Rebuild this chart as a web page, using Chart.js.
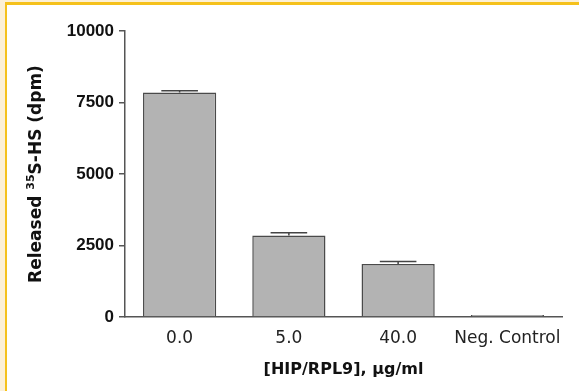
<!DOCTYPE html>
<html>
<head>
<meta charset="utf-8">
<script src="https://cdn.jsdelivr.net/npm/chart.js@4.4.1/dist/chart.umd.min.js"></script>
<style>
  html, body { margin: 0; padding: 0; background: #fcf0d6; }
  #page { position: relative; width: 579px; height: 391px; overflow: hidden; }
  #frame { position: absolute; left: 5px; top: 2px; right: 0; bottom: 0;
           background: #fff; border-left: 2px solid #f5c11c; border-top: 3px solid #f5c11c; }
  #chart { position: absolute; left: 0; top: 0; }
</style>
</head>
<body>
<div id="page">
  <div id="frame"></div>
  <canvas id="chart" width="579" height="391"></canvas>
</div>
<script>
const categories = ["0.0", "5.0", "40.0", "Neg. Control"];
const released = [7850, 2850, 1850, 70];
const sem = [60, 100, 90, 0];
const yTicks = [0, 2500, 5000, 7500, 10000];

// error bars drawn upward only, from the bar top
const errorBars = {
    id: "errorBars",
    afterDatasetsDraw(chart) {
        const ctx = chart.ctx;
        const yScale = chart.scales.y;
        const meta = chart.getDatasetMeta(0);
        ctx.save();
        ctx.strokeStyle = "#444";
        ctx.lineWidth = 1.5;
        meta.data.forEach((bar, i) => {
            if (!sem[i]) return;
            const top = yScale.getPixelForValue(released[i] + sem[i]);
            const base = yScale.getPixelForValue(released[i]);
            const half = bar.width / 4;
            ctx.beginPath();
            ctx.moveTo(bar.x, base);
            ctx.lineTo(bar.x, top);
            ctx.moveTo(bar.x - half, top);
            ctx.lineTo(bar.x + half, top);
            ctx.stroke();
        });
        ctx.restore();
    }
};

// axis titles (y one has a superscript)
const axisTitles = {
    id: "axisTitles",
    afterDraw(chart) {
        const ctx = chart.ctx;
        const area = chart.chartArea;
        ctx.save();
        ctx.fillStyle = "#111";

        const big = "bold 17px 'DejaVu Sans'";
        const small = "bold 11px 'DejaVu Sans'";
        const parts = [["Released ", big, 0], ["35", small, -7], ["S-HS (dpm)", big, 0]];
        let total = 0;
        parts.forEach(p => { ctx.font = p[1]; total += ctx.measureText(p[0]).width; });
        ctx.translate(41, (area.top + area.bottom) / 2);
        ctx.rotate(-Math.PI / 2);
        ctx.textBaseline = "alphabetic";
        ctx.textAlign = "left";
        let x = -total / 2;
        parts.forEach(p => {
            ctx.font = p[1];
            ctx.fillText(p[0], x, p[2]);
            x += ctx.measureText(p[0]).width;
        });
        ctx.restore();

        ctx.save();
        ctx.fillStyle = "#111";
        ctx.font = "bold 16px 'DejaVu Sans'";
        ctx.textAlign = "center";
        ctx.textBaseline = "alphabetic";
        ctx.fillText("[HIP/RPL9], \u00b5g/ml", (area.left + area.right) / 2, 374);
        ctx.restore();
    }
};

new Chart(document.getElementById("chart"), {
    type: "bar",
    data: {
        labels: categories,
        datasets: [{
            data: released,
            backgroundColor: "#b3b3b3",
            borderColor: "#4a4a4a",
            borderWidth: 1.5,
            barPercentage: 0.67,
            categoryPercentage: 1.0
        }]
    },
    options: {
        responsive: false,
        animation: false,
        layout: { padding: { top: 31, right: 17, left: 0, bottom: 0 } },
        plugins: {
            legend: { display: false },
            tooltip: { enabled: false }
        },
        scales: {
            x: {
                grid: { display: false, drawTicks: false },
                border: { display: true, color: "#555", width: 1.5 },
                ticks: {
                    color: "#222",
                    padding: 11,
                    font: { family: "'DejaVu Sans'", size: 17 },
                    maxRotation: 0
                },
                afterFit: (scale) => { scale.height = 74; }
            },
            y: {
                min: 0,
                max: 10000,
                afterBuildTicks: (scale) => { scale.ticks = yTicks.map(v => ({ value: v })); },
                grid: { drawOnChartArea: false, drawTicks: true, tickLength: 6, color: "#555", lineWidth: 1.5 },
                border: { display: true, color: "#555", width: 1.5 },
                ticks: {
                    color: "#111",
                    padding: 5,
                    font: { family: "'Liberation Sans', Arial", size: 17, weight: "bold" },
                    callback: (v) => String(v)
                },
                afterFit: (scale) => { scale.width = 125; }
            }
        }
    },
    plugins: [errorBars, axisTitles]
});
</script>
</body>
</html>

****************

Work instructions
How many lines of the listing above include the word "page"? State the number and nothing else.

Response below
3